• _To do_: All of the data should be output character for character, except the pictures.

• _Given information_:
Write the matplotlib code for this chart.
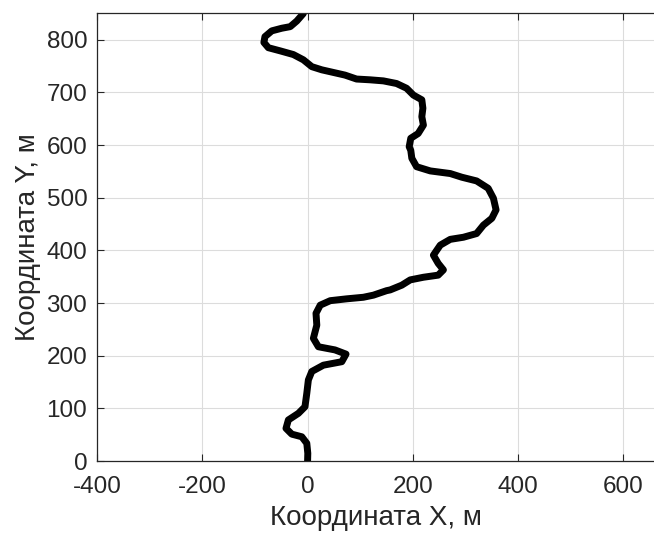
import matplotlib
matplotlib.use("Agg")
import matplotlib.pyplot as plt

plt.rcParams['font.family'] = ['Liberation Sans', 'DejaVu Sans']
plt.rcParams['axes.unicode_minus'] = False

# Path coordinates (m), bottom to top
x_vals = [0, 0.4, -1.5, -11, -30, -41, -36.5, -17.5, -5, -1.5, 1.5, 8, 30, 65, 73, 52,
          20.5, 11, 17.5, 16, 24, 43, 74, 106, 125, 150, 157, 179, 195, 220, 248,
          258, 248, 239, 252, 271, 296, 321, 334, 350, 358, 353, 343, 321, 293,
          271, 233, 207, 198, 196, 193, 196, 210, 220, 217, 219, 217, 201, 188,
          169, 144, 119, 93, 71, 49, 27, 8, -8, -27, -52, -74.5, -83, -81, -68,
          -49, -33, -20.5, -8]
y_vals = [0, 14.6, 33.6, 46, 51, 62, 78, 90.5, 103, 128.6, 154, 170, 182, 188.6, 203, 211,
          217, 233, 258, 280.5, 296, 304.5, 308, 311, 315, 323.5, 325, 334, 344, 349, 353,
          363, 375.5, 391, 410, 421, 425, 432, 448, 461, 477, 499, 518, 532, 539,
          546, 551, 559, 575, 590, 597, 613, 622, 638, 654, 670, 686, 695, 708,
          717, 722, 724, 725.5, 733, 738, 743, 749, 762, 772, 779, 785, 795, 806, 817,
          822, 825, 835.7, 850]

x_ticks = [-400, -200, 0, 200, 400, 600]
y_ticks = [0, 100, 200, 300, 400, 500, 600, 700, 800]

fig = plt.figure(figsize=(6.54, 5.34), dpi=100)
ax = fig.add_axes([97/654, 73/534, 1 - 97/654, (461 - 12.7)/534])

ax.plot(x_vals, y_vals, color='black', linewidth=5, solid_joinstyle='round',
        solid_capstyle='round')

ax.set_xlim(-400, 658)
ax.set_ylim(0, 851.5)
ax.set_xticks(x_ticks)
ax.set_yticks(y_ticks)
ax.grid(True, color='#dcdcdc', linewidth=0.8)
ax.set_axisbelow(True)

ax.tick_params(direction='in', length=5, width=0.8, colors='#262626',
               labelsize=17.5, top=True, right=False)
ax.tick_params(axis='x', pad=11)
ax.tick_params(axis='y', pad=7)
for s in ['left', 'bottom', 'top']:
    ax.spines[s].set_color('#262626')
    ax.spines[s].set_linewidth(0.9)
ax.spines['right'].set_visible(False)

ax.set_xlabel('Координата X, м', fontsize=20, color='#262626', labelpad=5)
ax.set_ylabel('Координата Y, м', fontsize=20, color='#262626', labelpad=4)

fig.savefig('out.png', dpi=100)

• _The response_:
Write the matplotlib code for this chart.
import matplotlib
matplotlib.use("Agg")
import matplotlib.pyplot as plt

plt.rcParams['font.family'] = ['Liberation Sans', 'DejaVu Sans']
plt.rcParams['axes.unicode_minus'] = False

# Path coordinates (m), bottom to top
x_vals = [0, 0.4, -1.5, -11, -30, -41, -36.5, -17.5, -5, -1.5, 1.5, 8, 30, 65, 73, 52,
          20.5, 11, 17.5, 16, 24, 43, 74, 106, 125, 150, 157, 179, 195, 220, 248,
          258, 248, 239, 252, 271, 296, 321, 334, 350, 358, 353, 343, 321, 293,
          271, 233, 207, 198, 196, 193, 196, 210, 220, 217, 219, 217, 201, 188,
          169, 144, 119, 93, 71, 49, 27, 8, -8, -27, -52, -74.5, -83, -81, -68,
          -49, -33, -20.5, -8]
y_vals = [0, 14.6, 33.6, 46, 51, 62, 78, 90.5, 103, 128.6, 154, 170, 182, 188.6, 203, 211,
          217, 233, 258, 280.5, 296, 304.5, 308, 311, 315, 323.5, 325, 334, 344, 349, 353,
          363, 375.5, 391, 410, 421, 425, 432, 448, 461, 477, 499, 518, 532, 539,
          546, 551, 559, 575, 590, 597, 613, 622, 638, 654, 670, 686, 695, 708,
          717, 722, 724, 725.5, 733, 738, 743, 749, 762, 772, 779, 785, 795, 806, 817,
          822, 825, 835.7, 850]

x_ticks = [-400, -200, 0, 200, 400, 600]
y_ticks = [0, 100, 200, 300, 400, 500, 600, 700, 800]

fig = plt.figure(figsize=(6.54, 5.34), dpi=100)
ax = fig.add_axes([97/654, 73/534, 1 - 97/654, (461 - 12.7)/534])

ax.plot(x_vals, y_vals, color='black', linewidth=5, solid_joinstyle='round',
        solid_capstyle='round')

ax.set_xlim(-400, 658)
ax.set_ylim(0, 851.5)
ax.set_xticks(x_ticks)
ax.set_yticks(y_ticks)
ax.grid(True, color='#dcdcdc', linewidth=0.8)
ax.set_axisbelow(True)

ax.tick_params(direction='in', length=5, width=0.8, colors='#262626',
               labelsize=17.5, top=True, right=False)
ax.tick_params(axis='x', pad=11)
ax.tick_params(axis='y', pad=7)
for s in ['left', 'bottom', 'top']:
    ax.spines[s].set_color('#262626')
    ax.spines[s].set_linewidth(0.9)
ax.spines['right'].set_visible(False)

ax.set_xlabel('Координата X, м', fontsize=20, color='#262626', labelpad=5)
ax.set_ylabel('Координата Y, м', fontsize=20, color='#262626', labelpad=4)

fig.savefig('out.png', dpi=100)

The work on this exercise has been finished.